Pre-emptive or co-operative concurrency (was: Concurrency)

Claus Reinke claus.reinke at
Wed Mar 29 11:21:17 EST 2006

> Pre-emption means that (1) threads have priority levels, and (2) that a
> higher priority thread can steal the processor from a currently-running
> lower priority thread, and (3) it can do so "immediately" it needs to,
> without waiting for some "safe" synchronisation point.

obviously, cs-concepts are still taught differently around the globe..
I was taught that non-preemptive scheduling simply means that threads
will never be preempted, so they complete whatever they want to do,
then voluntarily return control. the opposite, preemptive scheduling,
allocates schedule resources to threads independent of their needs, 
solely based on meta-level properties (time slices, number of 
reductions, ..), so threads may be preempted by a context switch
in whatever they are doing.

there is no implication of priorities, nor is there an implication of
re-scheduling not happening at "safe" synchronisation points. it is
just that "safety" is from the scheduler's point of view (a reduction
step has completed), not from the thread's point of view (all the 
steps needed for a certain task have been completed).

so (at least in my background;-), non-preemptive scheduling implies
cooperative concurrency (if any of the threads does not play fair
with yields, the whole scheduling arrangement may break down),
and preemptive scheduling implies careful programming for another
reason (none of the threads may assume that it won't be interrupted
and resumed in the middle of some complex activity; which is why
atomic actions, transactions, STM, and the like are so important).

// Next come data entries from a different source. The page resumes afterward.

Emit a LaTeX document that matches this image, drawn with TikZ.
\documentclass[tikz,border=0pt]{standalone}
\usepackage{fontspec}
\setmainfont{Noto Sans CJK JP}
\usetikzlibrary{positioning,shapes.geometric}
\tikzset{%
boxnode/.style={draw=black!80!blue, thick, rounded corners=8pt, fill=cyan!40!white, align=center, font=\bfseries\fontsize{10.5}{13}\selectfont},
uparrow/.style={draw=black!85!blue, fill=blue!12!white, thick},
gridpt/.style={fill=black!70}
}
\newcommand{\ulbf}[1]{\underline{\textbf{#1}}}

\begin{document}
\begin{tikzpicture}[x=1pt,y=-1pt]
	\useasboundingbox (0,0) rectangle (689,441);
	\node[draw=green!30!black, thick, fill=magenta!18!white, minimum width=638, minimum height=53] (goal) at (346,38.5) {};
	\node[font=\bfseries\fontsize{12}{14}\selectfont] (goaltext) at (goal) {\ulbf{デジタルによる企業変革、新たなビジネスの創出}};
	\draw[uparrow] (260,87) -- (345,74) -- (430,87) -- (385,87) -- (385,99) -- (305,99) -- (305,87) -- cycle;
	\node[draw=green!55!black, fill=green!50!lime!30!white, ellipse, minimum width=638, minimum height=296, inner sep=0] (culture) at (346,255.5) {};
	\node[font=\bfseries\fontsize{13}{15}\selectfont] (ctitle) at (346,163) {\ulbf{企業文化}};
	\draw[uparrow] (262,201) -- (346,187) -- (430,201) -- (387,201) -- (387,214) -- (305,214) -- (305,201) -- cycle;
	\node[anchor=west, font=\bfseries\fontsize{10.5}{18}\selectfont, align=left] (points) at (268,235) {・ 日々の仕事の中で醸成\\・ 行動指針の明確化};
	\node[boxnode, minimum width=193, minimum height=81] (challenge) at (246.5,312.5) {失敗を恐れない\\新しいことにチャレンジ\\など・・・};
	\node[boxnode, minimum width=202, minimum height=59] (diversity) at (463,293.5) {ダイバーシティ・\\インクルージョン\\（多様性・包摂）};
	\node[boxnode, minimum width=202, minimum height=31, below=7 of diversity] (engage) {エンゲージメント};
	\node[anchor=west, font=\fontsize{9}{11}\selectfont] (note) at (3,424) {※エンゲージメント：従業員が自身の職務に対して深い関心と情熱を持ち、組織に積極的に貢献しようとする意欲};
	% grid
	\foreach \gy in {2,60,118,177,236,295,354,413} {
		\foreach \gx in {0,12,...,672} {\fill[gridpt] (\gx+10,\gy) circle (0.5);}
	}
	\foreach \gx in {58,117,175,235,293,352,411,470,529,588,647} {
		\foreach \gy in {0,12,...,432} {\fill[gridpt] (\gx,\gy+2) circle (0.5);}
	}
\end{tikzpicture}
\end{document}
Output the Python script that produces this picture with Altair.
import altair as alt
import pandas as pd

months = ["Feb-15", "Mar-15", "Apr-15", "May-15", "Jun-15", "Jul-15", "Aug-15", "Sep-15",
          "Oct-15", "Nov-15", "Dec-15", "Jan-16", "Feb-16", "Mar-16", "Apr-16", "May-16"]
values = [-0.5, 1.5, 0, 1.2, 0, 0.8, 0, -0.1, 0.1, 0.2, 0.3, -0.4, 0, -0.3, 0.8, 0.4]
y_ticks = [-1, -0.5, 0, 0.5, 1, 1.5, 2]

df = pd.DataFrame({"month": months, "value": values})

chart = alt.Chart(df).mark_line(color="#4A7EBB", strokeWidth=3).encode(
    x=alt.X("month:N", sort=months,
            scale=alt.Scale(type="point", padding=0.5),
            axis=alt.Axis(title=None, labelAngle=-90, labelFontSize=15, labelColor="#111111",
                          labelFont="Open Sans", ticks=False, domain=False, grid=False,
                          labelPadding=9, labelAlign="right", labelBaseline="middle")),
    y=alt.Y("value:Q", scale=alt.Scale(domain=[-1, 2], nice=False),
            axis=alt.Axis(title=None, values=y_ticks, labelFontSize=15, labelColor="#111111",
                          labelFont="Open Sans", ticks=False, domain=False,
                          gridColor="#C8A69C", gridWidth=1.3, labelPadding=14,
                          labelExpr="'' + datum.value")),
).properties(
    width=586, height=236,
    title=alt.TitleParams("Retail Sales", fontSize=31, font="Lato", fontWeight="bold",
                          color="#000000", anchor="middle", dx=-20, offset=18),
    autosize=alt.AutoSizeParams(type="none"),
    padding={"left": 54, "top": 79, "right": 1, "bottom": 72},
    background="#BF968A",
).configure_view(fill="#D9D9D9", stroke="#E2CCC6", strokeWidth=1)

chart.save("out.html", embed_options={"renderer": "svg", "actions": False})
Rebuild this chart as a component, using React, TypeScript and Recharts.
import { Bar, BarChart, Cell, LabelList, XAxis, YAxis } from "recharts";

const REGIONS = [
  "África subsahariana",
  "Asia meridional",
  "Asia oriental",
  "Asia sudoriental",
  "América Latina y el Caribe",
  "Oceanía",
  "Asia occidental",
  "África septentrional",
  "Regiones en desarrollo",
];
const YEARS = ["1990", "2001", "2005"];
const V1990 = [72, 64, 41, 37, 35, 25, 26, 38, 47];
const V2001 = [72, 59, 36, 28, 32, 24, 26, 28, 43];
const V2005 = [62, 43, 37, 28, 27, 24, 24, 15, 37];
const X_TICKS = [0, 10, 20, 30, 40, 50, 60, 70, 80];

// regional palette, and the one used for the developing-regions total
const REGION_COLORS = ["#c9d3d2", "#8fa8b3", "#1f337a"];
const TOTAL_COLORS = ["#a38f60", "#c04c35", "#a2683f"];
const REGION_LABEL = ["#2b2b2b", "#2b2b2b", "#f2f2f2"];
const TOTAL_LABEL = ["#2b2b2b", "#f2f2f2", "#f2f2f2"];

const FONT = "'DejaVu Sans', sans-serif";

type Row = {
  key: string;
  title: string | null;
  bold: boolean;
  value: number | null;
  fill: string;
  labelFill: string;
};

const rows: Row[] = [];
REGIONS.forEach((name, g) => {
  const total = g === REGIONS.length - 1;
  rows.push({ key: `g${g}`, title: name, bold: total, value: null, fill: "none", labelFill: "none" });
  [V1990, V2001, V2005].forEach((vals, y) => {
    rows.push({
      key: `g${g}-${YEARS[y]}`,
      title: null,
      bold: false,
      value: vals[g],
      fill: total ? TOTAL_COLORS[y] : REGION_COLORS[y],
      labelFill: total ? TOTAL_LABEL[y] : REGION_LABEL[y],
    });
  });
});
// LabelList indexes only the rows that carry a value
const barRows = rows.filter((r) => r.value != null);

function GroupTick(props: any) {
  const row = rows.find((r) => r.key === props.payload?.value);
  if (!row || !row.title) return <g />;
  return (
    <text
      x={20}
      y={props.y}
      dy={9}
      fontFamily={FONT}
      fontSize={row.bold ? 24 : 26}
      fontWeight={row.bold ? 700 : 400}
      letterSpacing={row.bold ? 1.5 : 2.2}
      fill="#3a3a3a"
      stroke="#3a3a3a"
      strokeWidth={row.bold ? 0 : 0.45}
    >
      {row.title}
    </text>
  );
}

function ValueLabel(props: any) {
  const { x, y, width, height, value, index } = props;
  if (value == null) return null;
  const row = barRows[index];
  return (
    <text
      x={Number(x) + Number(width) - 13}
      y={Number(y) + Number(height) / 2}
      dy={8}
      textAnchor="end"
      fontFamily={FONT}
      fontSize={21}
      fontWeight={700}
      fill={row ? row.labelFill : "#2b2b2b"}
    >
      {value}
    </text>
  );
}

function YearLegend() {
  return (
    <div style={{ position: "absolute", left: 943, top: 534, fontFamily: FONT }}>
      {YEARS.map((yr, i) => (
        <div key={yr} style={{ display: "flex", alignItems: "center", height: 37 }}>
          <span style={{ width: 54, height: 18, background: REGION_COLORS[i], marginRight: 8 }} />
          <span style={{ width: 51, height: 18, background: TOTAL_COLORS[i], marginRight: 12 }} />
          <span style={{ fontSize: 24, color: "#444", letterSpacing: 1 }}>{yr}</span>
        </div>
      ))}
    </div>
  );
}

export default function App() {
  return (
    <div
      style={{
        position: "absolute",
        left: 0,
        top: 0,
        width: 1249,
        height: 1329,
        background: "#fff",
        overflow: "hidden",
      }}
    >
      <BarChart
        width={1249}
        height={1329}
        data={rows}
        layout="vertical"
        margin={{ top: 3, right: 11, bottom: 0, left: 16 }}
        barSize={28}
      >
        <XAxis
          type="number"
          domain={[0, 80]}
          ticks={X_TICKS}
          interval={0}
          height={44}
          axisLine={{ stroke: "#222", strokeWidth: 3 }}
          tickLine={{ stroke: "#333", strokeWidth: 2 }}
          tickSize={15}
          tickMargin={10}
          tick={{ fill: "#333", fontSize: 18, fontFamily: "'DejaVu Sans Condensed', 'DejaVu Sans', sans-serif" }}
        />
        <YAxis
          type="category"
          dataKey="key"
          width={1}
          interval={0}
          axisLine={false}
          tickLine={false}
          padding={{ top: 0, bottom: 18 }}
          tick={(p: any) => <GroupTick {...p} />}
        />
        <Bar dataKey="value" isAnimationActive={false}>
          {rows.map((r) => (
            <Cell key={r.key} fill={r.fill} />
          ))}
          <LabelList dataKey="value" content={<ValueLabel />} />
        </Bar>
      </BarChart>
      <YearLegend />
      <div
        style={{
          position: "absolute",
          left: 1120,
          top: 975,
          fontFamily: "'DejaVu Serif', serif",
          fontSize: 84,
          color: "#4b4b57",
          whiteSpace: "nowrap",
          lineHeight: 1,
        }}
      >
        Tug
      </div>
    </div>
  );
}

all of the concurrency implementations discussed so far seem to
be based on a mixture of preemptive and non-premptive scheduling.
context-switches happen only on specific events, which every 
thread will usually engage in, although it need not always do so:

1 only calls to yield
2 any calls to concurrency library api
3 any allocation

these differ merely in the level of cooperation required from 
threads in order to achieve the appearance of pre-emptive 
scheduling. each of them can be defeated by non-cooperative
thread code, so none of them is entirely preemptive. however,
the more possible thread events are permitted as context-switch
points, the closer we come to a preemptive scheduler, as there
is less and less potential for threads to be non-cooperative.